I know exactly what you're trying to say. I've known people who've struggled with this for twenty years and made little progress because of psychological issues. I will say again, therefore, that if fear is a problem, you need an airtight trading plan, thoroughly-tested and consistently-profitable in sim before you go live with real money. If you don't, you stand to lose a great deal of money. But it's your money.
Not if you sensible about, yes if you believe you need 100k or your under funded then for sure, but add $100 per month when required and its fine, wayyyy better than demo.
If you trade size then spread the orders out, this is common knowledge - you don't just submit one large order. Most traders do not trade the ES and therefore have less liquidity at their disposal. Nor do they go for $5 a share windfalls. What I'm saying applies to most equities, most futures and a number of currencies. You do not understand that the volume of 2 million contracts is for the whole day, at any given moment there might be only 10-20 contracts on offer so an order in the hundreds would definitely move the price, especially in the quiet hours (12:30pm to 1:30pm). If your goal is to get the average price for the whole day then yes, daily volume matters. Sure, I can buy a large position "in seconds" as well but I know that I will be moving the price with my order and that translates to the bottom line. The goal is not to get filled at any price but to get filled while remaining relatively invisible.
I'm reminded of the hot-doggers I knew in '98-'99. But I've known hundreds of beginners since then who preferred to just jump in rather than put together a reliable trading plan. They're all gone. She has a choice right now between being profitable in a few months or wasting years just trying to reach breakeven. But it's up to her. Two roads diverged in a yellow wood . . .
99% fail or give up, so thats to be expected. Most demo traders, prove they can make demo money, get over confident, role large money in, to discover its not the same then blow it, in my experience. Demo is like learning to drive a car by playing GTA to me. But feel free to stay demo and keep hunting this reliable trading plan, if only it was that easy.

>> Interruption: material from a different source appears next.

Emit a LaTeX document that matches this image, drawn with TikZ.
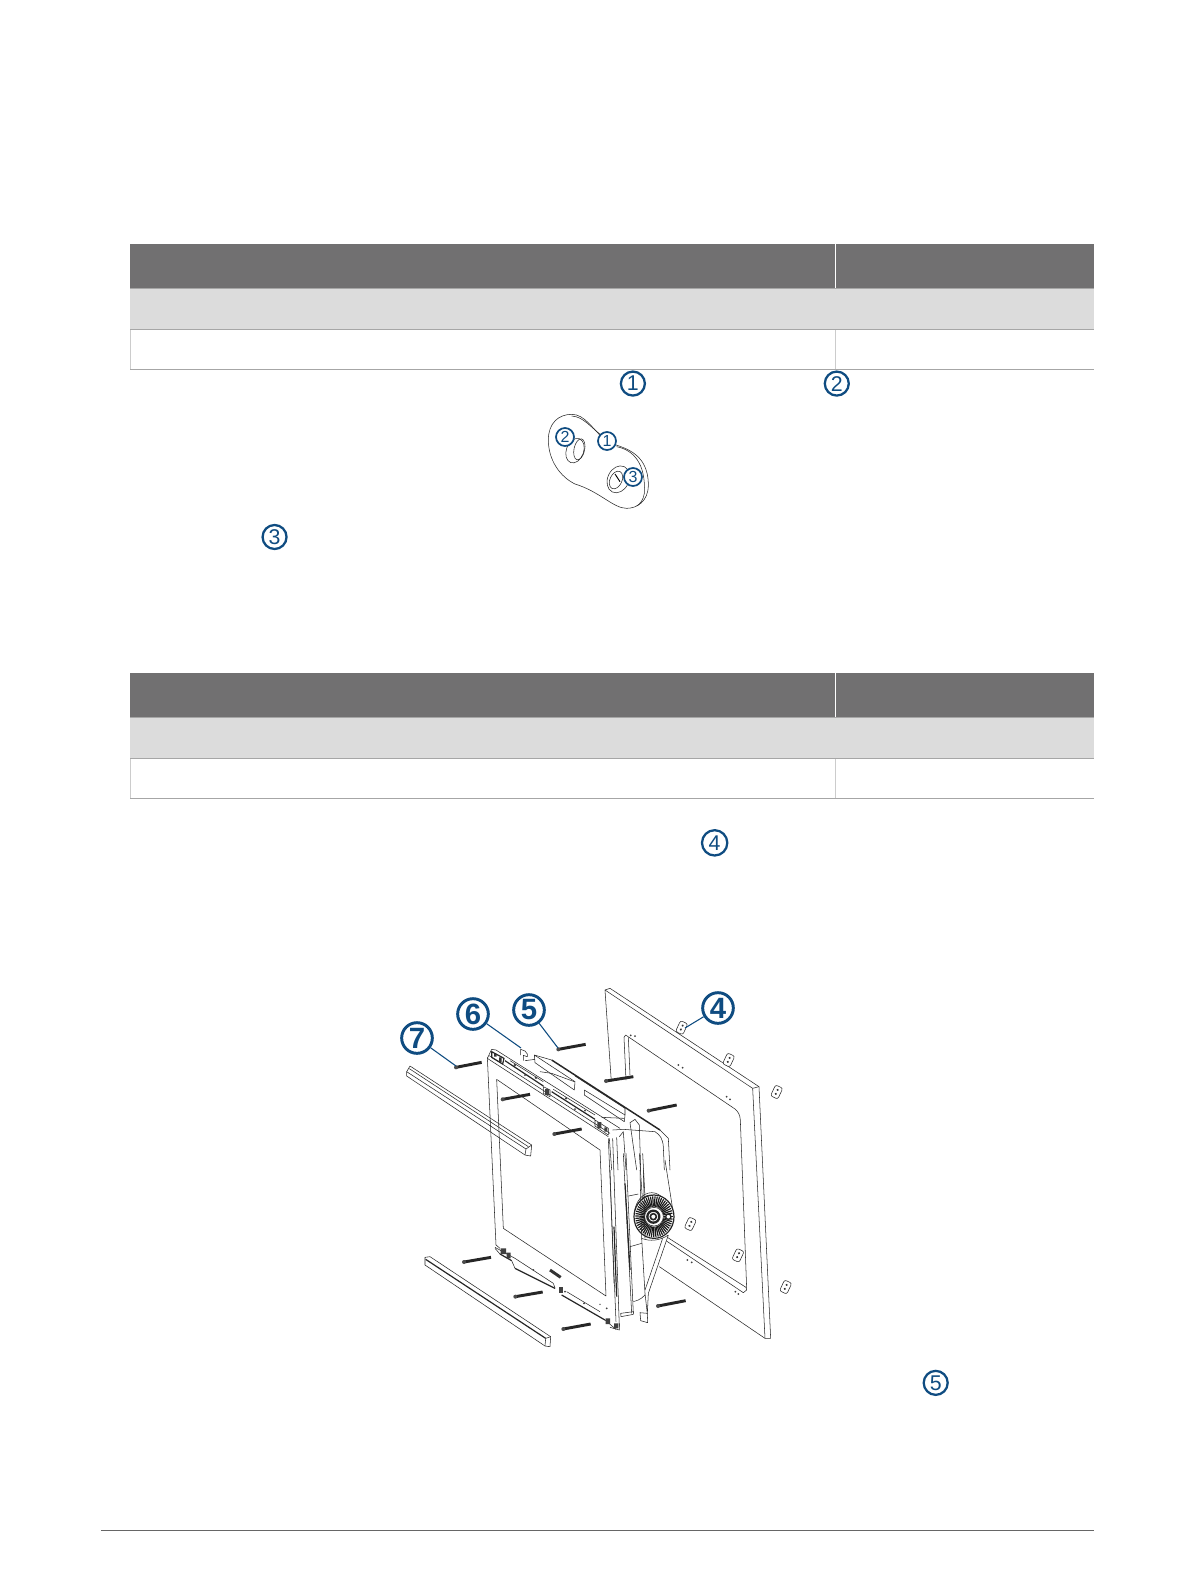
\documentclass[tikz,border=0pt]{standalone}
\usepackage{fontspec}
\setmainfont{Liberation Sans}
\definecolor{callblue}{HTML}{0F4C81}
\definecolor{headgray}{HTML}{717071}
\definecolor{rowgray}{HTML}{DCDCDC}
\definecolor{rulegray}{HTML}{A6A6A6}
\tikzset{
 calla/.style={draw=callblue,line width=1.7pt,circle,inner sep=0pt,minimum size=18pt,text=callblue,font=\fontsize{16}{16}\selectfont},
 callb/.style={draw=callblue,line width=2.2pt,circle,fill=white,inner sep=0pt,minimum size=23pt,text=callblue,font=\fontsize{22}{22}\bfseries\selectfont},
 callc/.style={draw=callblue,line width=1.3pt,circle,fill=white,inner sep=0pt,minimum size=13.5pt,text=callblue,font=\fontsize{12}{12}\selectfont},
 leader/.style={draw=callblue,line width=0.8pt},
 part/.style={draw=black!85,line width=0.4pt,line join=round},
 partb/.style={draw=black!85,line width=0.9pt,line join=round},
 screwbody/.style={draw=black!85,line width=2.2pt},
 tline/.style={draw=rulegray,line width=0.8pt},
 tthin/.style={draw=black!20,line width=0.5pt},
 zoomA/.style={shift={(380,960)},scale=1/3},
 zoomB/.style={shift={(380,1150)},scale=1/3},
 zoomT/.style={shift={(480,1040)},scale=1/3},
 zoomK/.style={shift={(590,1170)},scale=1/3},
 zoomS/.style={shift={(490,1240)},scale=1/3},
 pagefit/.style={scale=1.00939},
}
\newcommand{\screwdraw}[4]{\draw[screwbody] (#1,#2) -- (#3,#4); \fill[black!70] (#1,#2) circle (6);}
\newcommand{\tablerows}[1]{%
 \fill[headgray] (129,#1) rectangle (1084,#1+44);
 \fill[rowgray] (129,#1+44) rectangle (1084,#1+84);
 \draw[white,line width=0.5pt] (828,#1) -- (828,#1+44);
 \draw[tthin] (828,#1+84) -- (828,#1+124);
 \draw[tthin] (129,#1+84) -- (129,#1+124);
 \draw[tline] (129,#1+44) -- (1084,#1+44);
 \draw[tline] (129,#1+84) -- (1084,#1+84);
 \draw[tline] (129,#1+124) -- (1084,#1+124);
}
\newcommand{\nutdraw}[2]{%
 \begin{scope}[shift={(#1,#2)},rotate=65]
 \draw[part,fill=white,rounded corners=1.6pt] (-18,-12) rectangle (18,12);
 \fill[black!80] (-6,0) circle (3.5) (7,0) circle (3.5);
 \end{scope}}
\newcommand{\dotpair}[4]{\fill[black!75] (#1,#2) circle (3) (#3,#4) circle (3);}
\begin{document}
\begin{tikzpicture}[x=0.75pt,y=-0.75pt]
\useasboundingbox[fill=white] (0,0) rectangle (1196,1582);
\begin{scope}[pagefit]
\tablerows{242}
\tablerows{667}
\draw[black!60,line width=0.8pt] (100,1516) -- (1084,1516);
\node[calla] (c1) at (627,380) {1};
\node[calla] (c2) at (829,380) {2};
\node[calla] (c3) at (272,532) {3};
\node[calla,minimum size=19pt] (c4) at (708,835) {4};
\node[calla] (c5) at (927,1370) {5};
\end{scope}

% mounting plate
\begin{scope}[shift={(520,360)},scale=1/3]
\draw[part] (85,240) .. controls (85,190) and (115,163) .. (155,163)
 .. controls (195,163) and (215,205) .. (260,245)
 .. controls (300,262) and (385,270) .. (385,375)
 .. controls (385,425) and (350,445) .. (320,445)
 .. controls (280,445) and (240,395) .. (165,372)
 .. controls (120,350) and (85,300) .. (85,240) -- cycle;
\draw[part] (155,168) .. controls (190,170) and (210,200) .. (255,235);
\draw[part] (290,260) .. controls (340,270) and (378,310) .. (373,400) .. controls (370,420) and (360,432) .. (350,438);
\draw[part] (165,272) ellipse [x radius=26,y radius=38,rotate=-20];
\draw[part] (178,268) ellipse [x radius=16,y radius=32,rotate=-12];
\draw[part] (295,358) ellipse [x radius=32,y radius=42,rotate=-25];
\draw[part] (288,360) ellipse [x radius=18,y radius=28,rotate=-25];
\draw[black,line width=0.7pt] (285,342) -- (300,365);
\end{scope}
\node[callc] (s2) at (565,437) {2};
\node[callc] (s1) at (607,441) {1};
\node[callc] (s3) at (633,477) {3};

% rear panel
\begin{scope}[zoomA]
\draw[part] (690,85) -- (1137,380);
\draw[part] (675,90) -- (1118,385);
\draw[part] (675,90) -- (690,85);
\draw[part] (675,90) -- (694,365);
\draw[part] (1137,380) -- (1118,385);
\draw[part] (1137,380) -- (1172,1135);
\draw[part] (1118,385) -- (1155,1135);
\draw[part] (732,232) -- (737,225) -- (1065,447) .. controls (1075,455) and (1080,465) .. (1081,480) -- (1100,985);
\draw[part] (732,232) -- (738,360);
\draw[part] (745,232) -- (750,345);
\draw[part] (838,920) -- (1155,1135) -- (1172,1135);
\draw[part] (862,832) -- (1098,982) -- (1100,990) -- (1090,998) -- (855,840);
\nutdraw{905}{203}\nutdraw{1046}{300}\nutdraw{1190}{396}
\nutdraw{931}{792}\nutdraw{1074}{886}\nutdraw{1217}{981}
\dotpair{752}{226}{765}{228}\dotpair{895}{315}{908}{323}\dotpair{1040}{410}{1050}{418}
\dotpair{922}{900}{935}{907}\dotpair{1066}{995}{1075}{1002}
% top trim
\draw[part] (80,335) -- (90,318) -- (455,555) -- (452,588) -- (435,585) -- (80,348) -- cycle;
\draw[part] (80,335) -- (438,567) -- (435,585);
\draw[part] (88,326) -- (445,560);
\draw[part] (438,567) -- (455,555);
\end{scope}

\begin{scope}[zoomB]
% bottom trim
\draw[part] (135,322) -- (150,320) -- (512,560) -- (510,590) -- (495,588) -- (135,345) -- cycle;
\draw[partb] (137,328) -- (497,565);
\draw[part] (497,565) -- (495,588) (497,565) -- (512,560);
% display front outline
\draw[part] (322,-278) -- (348,285);
\draw[part] (350,-212) -- (370,235);
\draw[part] (350,-212) -- (660,0) -- (678,438) -- (370,235);
\draw[part] (348,285) -- (360,295);
\end{scope}

% top strip of the display
\begin{scope}[zoomT]
\draw[part] (35,28) -- (48,30) -- (420,265);
\draw[part] (35,28) -- (22,55);
\draw[part] (22,55) -- (385,290);
\draw[part] (28,47) -- (390,280);
\draw[partb] (75,62) -- (190,138);
\draw[partb] (215,155) -- (345,238);
\draw[part] (90,62) -- (190,125);
\draw[part] (220,148) -- (345,225);
\draw[partb] (35,35) -- (35,52) -- (68,72) -- (72,55) -- cycle;
\fill[black!80] (42,42) rectangle (50,50) (57,52) rectangle (65,66);
\draw[part] (190,140) -- (210,150) -- (210,170) -- (190,160) -- cycle;
\fill[black!75] (195,146) rectangle (208,165);
\draw[part] (345,240) -- (385,265) -- (385,285) -- (345,258) -- cycle;
\fill[black!75] (352,246) rectangle (364,265) (373,262) rectangle (382,275);
\fill[black!75] (135,105) circle (3) (285,207) circle (3) (168,113) circle (4) (258,175) circle (4) (315,212) circle (3) (105,75) circle (4);
% tab 6
\draw[part] (122,45) -- (122,28) -- (135,33) -- (142,42) -- (142,50) -- (130,46) -- (130,62);
% middle layers
\draw[part] (163,45) -- (285,125) -- (283,150) -- (165,68) -- cycle;
\draw[part] (163,45) -- (215,60);
\draw[draw=black!85,line width=1.1pt] (215,60) -- (540,270);
\draw[part] (135,62) -- (165,58);
\draw[part] (180,95) -- (215,100) -- (283,125);
\draw[part] (313,150) -- (435,225) -- (433,245) -- (313,165) -- cycle;
\draw[part] (285,108) -- (435,205) -- (435,225);
\draw[part] (365,232) -- (433,235);
\draw[part] (540,270) -- (565,295) -- (570,390);
\draw[part] (398,270) -- (430,268) -- (525,275) .. controls (540,285) and (548,295) .. (550,320) -- (553,390);
% hinge tab
\draw[part] (450,248) -- (465,238) -- (478,255) -- (482,390);
\draw[part] (450,248) -- (470,390);
\draw[part] (418,290) -- (430,275) -- (438,390);
\draw[part] (388,295) -- (395,390);
\draw[part] (410,292) -- (414,390);
\end{scope}

% side layers and knob
\begin{scope}[zoomK]
\draw[part] (55,-95) -- (78,455);
\draw[part] (68,-95) -- (88,470);
\draw[part] (60,0) -- (72,340);
\draw[partb] (72,170) -- (80,380);
\draw[part] (100,-50) -- (125,430);
\draw[part] (108,-50) -- (130,430);
\draw[partb] (105,40) -- (120,300);
\draw[part] (92,430) -- (130,425) -- (130,433) -- (93,440) -- cycle;
\draw[part] (115,78) -- (145,72);
\draw[part] (120,230) -- (190,210);
\draw[part] (130,395) .. controls (150,390) and (165,380) .. (170,365);
\draw[part] (225,-30) -- (250,130);
\draw[part] (148,-50) -- (158,100);
\draw[part] (158,-50) -- (166,100);
% disc behind
\draw[part] (185,135) ellipse [x radius=52,y radius=67];
\draw[part] (182,137) ellipse [x radius=46,y radius=62];
% knob
\fill[white] (192,140) ellipse [x radius=60,y radius=65];
\draw[partb] (192,140) ellipse [x radius=60,y radius=65];
\foreach \a in {0,7,...,353}{\draw[black!90,line width=0.9pt] ({192+28*cos(\a)},{140+30*sin(\a)}) -- ({192+56*cos(\a)},{140+61*sin(\a)});}
\draw[part,fill=white] (192,140) circle (28);
\draw[draw=black!85,line width=1.7pt] (190,140) circle (18);
\draw[draw=black!85,line width=1.2pt] (190,140) circle (9);
\draw[draw=black!85,line width=1pt,fill=white] (235,140) circle (8);
% yoke
\draw[part,fill=white] (235,195) -- (175,370) -- (172,432) -- (165,370) -- (155,205) .. controls (180,215) and (210,212) .. (235,195);
\draw[part] (218,205) -- (165,360);
\draw[part] (155,205) -- (150,0);
\draw[part] (165,205) -- (160,0);
\draw[part,fill=white] (150,428) -- (172,430) -- (173,458) -- (152,452) -- cycle;
\end{scope}

% bottom strip
\begin{scope}[zoomS]
\draw[part] (15,25) -- (30,42);
\draw[part] (15,22) -- (75,55);
\draw[partb] (30,42) -- (65,62);
\draw[partb] (75,85) -- (195,145);
\draw[partb] (215,165) -- (345,240);
\draw[part] (75,55) -- (190,130);
\draw[part] (230,155) -- (330,215);
\draw[part] (65,62) -- (75,85);
\draw[part] (190,130) -- (195,145);
\draw[part] (345,240) -- (378,268);
\fill[black!75] (32,25) rectangle (48,42) (50,38) rectangle (62,55);
\fill[black!75] (206,140) rectangle (220,160);
\fill[black!75] (225,155) circle (3) (130,90) circle (3) (282,190) circle (3) (330,193) circle (2) (350,205) circle (3);
\fill[black!75] (347,235) rectangle (360,252) (372,250) rectangle (385,265);
\draw[part] (388,250) -- (388,270) -- (360,262);
\draw[draw=black!80,line width=2.2pt] (180,90) -- (212,112);
\end{scope}

% screws
\begin{scope}[zoomA]
\screwdraw{535}{268}{617}{253}
\screwdraw{228}{322}{305}{307}
\screwdraw{678}{363}{760}{350}
\screwdraw{368}{418}{450}{403}
\screwdraw{806}{452}{890}{435}
\screwdraw{523}{522}{605}{507}
\end{scope}
\begin{scope}[zoomB]
\screwdraw{252}{336}{333}{322}
\screwdraw{406}{440}{488}{426}
\screwdraw{550}{537}{632}{522}
\screwdraw{834}{468}{917}{452}
\end{scope}

% callouts
\node[callb] (b4) at (718,1008) {4};
\node[callb] (b5) at (529,1010) {5};
\node[callb] (b6) at (473,1014) {6};
\node[callb] (b7) at (417,1038) {7};
\coordinate (t4) at (685,1028);
\coordinate (t5) at (558,1048);
\coordinate (t6) at (521,1048);
\coordinate (t7) at (456,1066);
\draw[leader] (b4) -- (t4);
\draw[leader] (b5) -- (t5);
\draw[leader] (b6) -- (t6);
\draw[leader] (b7) -- (t7);
\end{tikzpicture}
\end{document}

No, developing a thoroughly-tested and consistently-profitable trading plan is not easy. It's difficult. And time-consuming. Which is why few beginners do it. Which is why they nearly all fail. Demo trading without having gone through all the preceding steps is no better than masturbation. But if it's the final step before trading live, it is useful and not "a waste of time".
Thats your opinion, nothing more or less! My opinion is your chasing something that isn't real, its about experience, 1000nds of hours infront of a chart, demo is better than nothing, live is better than demo. Take a few risks from time to time, maybe you might learn something. Prefer to waste money than time, demo to me is just a waste of time.